Foi justamente este entendimento que levou Bolsonaro a fazer o maior gesto de um ocupante do Planalto para os evangélicos. No ano passado, o governo indicou o ex-ministro da Justiça e presbiteriano André Mendonça para uma vaga no Supremo Tribunal Federal (STF), por onde tramitam pautas relevantes para a agenda cristã, como a descriminalização do aborto e do porte de drogas. A Corte, até então, era composta por sete católicos, dois judeus e outros dois ministros que preferem não revelar a sua religião. Segundo Uziel Santana, presidente da Associação Nacional de Juristas Evangélicos (Anajure), que apoiou a indicação de Mendonça, havia necessidade de “representar a identidade evangélica, como ocorre com outros grupos da sociedade”.

— Houve por parte do segmento evangélico, muito ativo nas últimas décadas, preocupação com decisões do Judiciário que entraram em questões que cabem ao Legislativo. Mas nunca entramos em movimentos como os que pedem para fechar o STF — pontua Santana.

Desde 2020, a igreja Presbiteriana, de André Mendonça, já dava sinais de que havia politizado o seu ambiente. Em Londrina (PR), o pastor Emerson Patriota, titular da Igreja Presbiteriana, chegou a ser flagrado em vídeo se empenhando no púlpito para buscar assinaturas para a criação do Aliança pelo Brasil — o projeto de partido de Bolsonaro que acabou não saindo do papel.

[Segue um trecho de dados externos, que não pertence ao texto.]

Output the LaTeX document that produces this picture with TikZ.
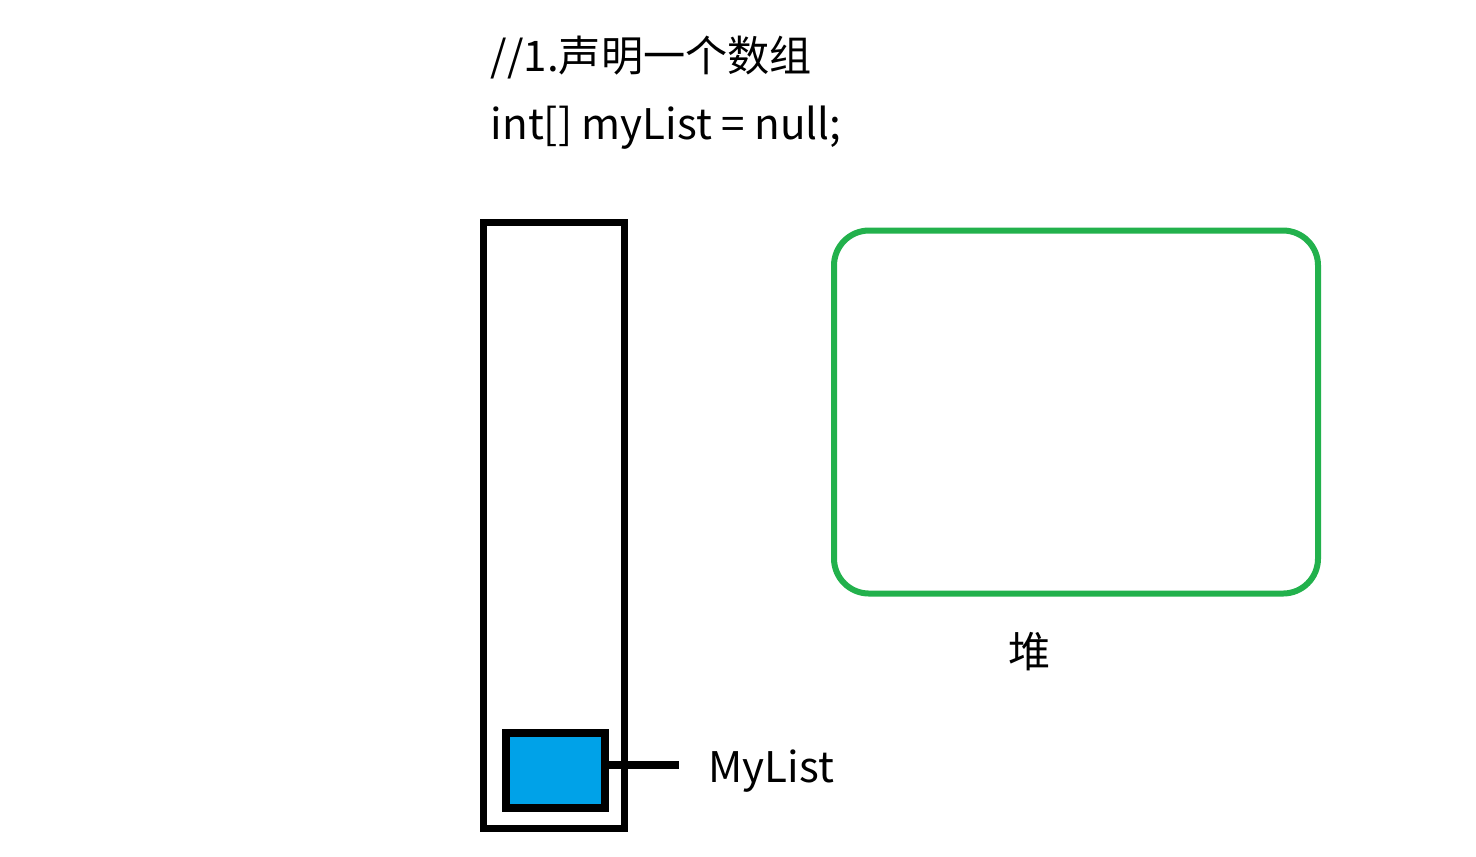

Há dois meses, mais evidências da politização. Na convenção do Supremo Concílio da denominação, os presbíteros discutiram uma proposta para criar uma comissão “antiesquerda”. A ideia foi rejeitada, mas um documento foi aprovado, frisando a “incompatibilidade entre o comunismo ateu e o materialista e a doutrina bíblica”.

No encontro, os fiéis reconduziram pela sexta vez ao cargo de presidente da instituição o reverendo Roberto Brasileiro. Oficialmente, ele costuma dizer que a igreja não se posiciona sobre candidatos específicos e que garante a liberdade de expressão aos pastores e demais membros. Não é, no entanto, o que aconteceu com o presbítero Flávio Macedo Pinheiro, que esteve, por 19 anos, em um templo da denominação na Cidade Dutra, em São Paulo, e foi denunciado internamente por ser adepto de ideias “marxistas e esquerdistas”. Pinheiro chegou a ser afastado do cargo de presbítero em fevereiro do ano passado, mas retomou o posto após uma decisão da instância superior da instituição.

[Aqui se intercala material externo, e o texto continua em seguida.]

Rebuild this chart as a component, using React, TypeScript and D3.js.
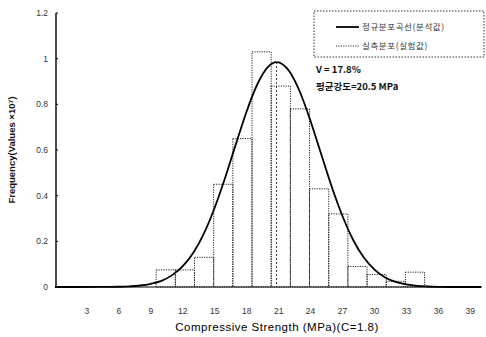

Até 1º de abril, o filho do reverendo-mor da Presbiteriana, Gustavo Brasileiro, ocupava um cargo de confiança no Ministério da Educação, do qual foi exonerado logo após a demissão de Milton Ribeiro, também membro da denominação. Atualmente, Gustavo disputa uma vaga de deputado estadual de Minas Gerais pelo partido Novo, declarando-se apoiador do governador Romeu Zema (Novo), que tenta a reeleição, e de Bolsonaro.

A presença de batistas e presbiterianos no Brasil remonta à vinda de missionários dos Estados Unidos no fim do século XIX, momento em que se desenhava maior abertura religiosa e permissão para templos não católicos. Outros ramos protestantes, como os anglicanos e luteranos, chegaram a reboque das colônias inglesa e alemã formadas nos tempos do Império.

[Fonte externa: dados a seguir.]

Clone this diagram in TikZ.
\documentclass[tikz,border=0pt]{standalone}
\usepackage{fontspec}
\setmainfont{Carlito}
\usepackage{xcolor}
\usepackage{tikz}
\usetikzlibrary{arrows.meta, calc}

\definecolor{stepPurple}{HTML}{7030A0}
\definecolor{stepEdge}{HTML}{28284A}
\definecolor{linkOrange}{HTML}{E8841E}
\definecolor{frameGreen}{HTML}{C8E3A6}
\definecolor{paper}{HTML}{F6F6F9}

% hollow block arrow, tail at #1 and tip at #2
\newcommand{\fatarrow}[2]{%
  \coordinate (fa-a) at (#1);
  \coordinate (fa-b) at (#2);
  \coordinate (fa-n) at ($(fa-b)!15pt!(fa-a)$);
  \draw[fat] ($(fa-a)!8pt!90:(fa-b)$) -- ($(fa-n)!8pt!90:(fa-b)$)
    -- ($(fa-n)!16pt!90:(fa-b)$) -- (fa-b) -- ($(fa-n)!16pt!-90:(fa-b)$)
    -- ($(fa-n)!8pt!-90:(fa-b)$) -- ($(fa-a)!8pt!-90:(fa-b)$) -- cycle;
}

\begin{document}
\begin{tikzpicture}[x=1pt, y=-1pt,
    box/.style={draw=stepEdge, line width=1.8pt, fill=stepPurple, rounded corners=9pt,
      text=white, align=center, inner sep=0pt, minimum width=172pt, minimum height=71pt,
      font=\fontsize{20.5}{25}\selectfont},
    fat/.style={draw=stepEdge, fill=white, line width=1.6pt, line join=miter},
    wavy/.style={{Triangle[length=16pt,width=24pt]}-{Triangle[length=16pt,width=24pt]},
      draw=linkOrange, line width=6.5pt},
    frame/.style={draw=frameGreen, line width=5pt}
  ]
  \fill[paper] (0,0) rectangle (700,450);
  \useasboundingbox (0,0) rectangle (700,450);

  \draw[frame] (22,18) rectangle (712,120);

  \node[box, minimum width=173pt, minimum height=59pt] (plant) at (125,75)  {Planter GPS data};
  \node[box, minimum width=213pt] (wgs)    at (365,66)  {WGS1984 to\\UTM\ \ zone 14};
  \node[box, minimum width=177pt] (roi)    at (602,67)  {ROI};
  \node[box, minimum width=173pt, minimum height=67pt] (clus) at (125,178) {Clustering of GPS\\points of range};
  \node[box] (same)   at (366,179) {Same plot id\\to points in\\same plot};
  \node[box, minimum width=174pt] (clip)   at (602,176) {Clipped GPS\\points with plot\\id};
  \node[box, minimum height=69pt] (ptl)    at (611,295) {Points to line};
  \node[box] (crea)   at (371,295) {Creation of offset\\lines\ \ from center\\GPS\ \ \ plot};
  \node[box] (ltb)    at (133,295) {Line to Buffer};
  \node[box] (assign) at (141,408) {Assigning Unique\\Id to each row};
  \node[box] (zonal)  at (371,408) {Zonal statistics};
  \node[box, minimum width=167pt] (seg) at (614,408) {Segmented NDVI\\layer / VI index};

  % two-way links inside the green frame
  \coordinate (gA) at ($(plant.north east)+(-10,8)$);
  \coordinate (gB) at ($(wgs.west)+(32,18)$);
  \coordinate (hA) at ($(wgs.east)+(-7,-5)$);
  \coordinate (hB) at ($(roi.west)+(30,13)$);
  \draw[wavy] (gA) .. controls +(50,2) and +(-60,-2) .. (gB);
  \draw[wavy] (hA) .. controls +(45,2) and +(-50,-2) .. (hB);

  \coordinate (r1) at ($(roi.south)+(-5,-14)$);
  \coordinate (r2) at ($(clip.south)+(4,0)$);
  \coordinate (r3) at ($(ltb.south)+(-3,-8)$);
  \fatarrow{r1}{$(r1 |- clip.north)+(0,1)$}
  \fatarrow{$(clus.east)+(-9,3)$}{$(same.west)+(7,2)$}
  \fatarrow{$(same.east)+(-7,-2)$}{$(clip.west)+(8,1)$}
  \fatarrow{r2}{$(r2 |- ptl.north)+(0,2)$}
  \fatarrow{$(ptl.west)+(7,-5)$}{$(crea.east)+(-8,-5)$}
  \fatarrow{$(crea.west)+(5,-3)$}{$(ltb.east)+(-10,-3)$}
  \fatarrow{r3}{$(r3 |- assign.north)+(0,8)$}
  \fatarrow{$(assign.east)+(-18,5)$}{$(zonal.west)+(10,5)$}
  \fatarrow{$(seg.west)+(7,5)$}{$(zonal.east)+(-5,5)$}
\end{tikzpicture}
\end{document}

Ao longo dos anos, as novas formas de abordar os fiéis da Assembleia de Deus e Universal influenciaram quem começou a trajetória nas denominações históricas. O bispo e ex-deputado federal Robson Rodovalho deixou a igreja presbiteriana e fundou, em 1992, a Sara Nossa Terra, uma típica organização neopentecostal agressiva na coleta de ofertas e na compra de horários de TV.

Desde o início do governo Bolsonaro, a igreja Batista da Lagoinha, fundada nos anos 1960, viu explodir a sua relevância. Liderada pelo pastor Márcio Valadão, construiu 190 dos seus 271 templos nos últimos três anos e meio. O sucesso está ligado a um discurso de “renovação espiritual” que incluía curas divinas e exorcismos, e apelos a programas de rádio e à música gospel. A igreja é frequentada pela ex-ministra dos Direitos Humanos Damares Alves.

— As igrejas neopentecostais surgem com tanta força que as protestantes históricas se veem quase forçadas a incorporar seus elementos, como a teologia da prosperidade — afirma o cientista político Vinicius Valle, estudioso do movimento evangélico.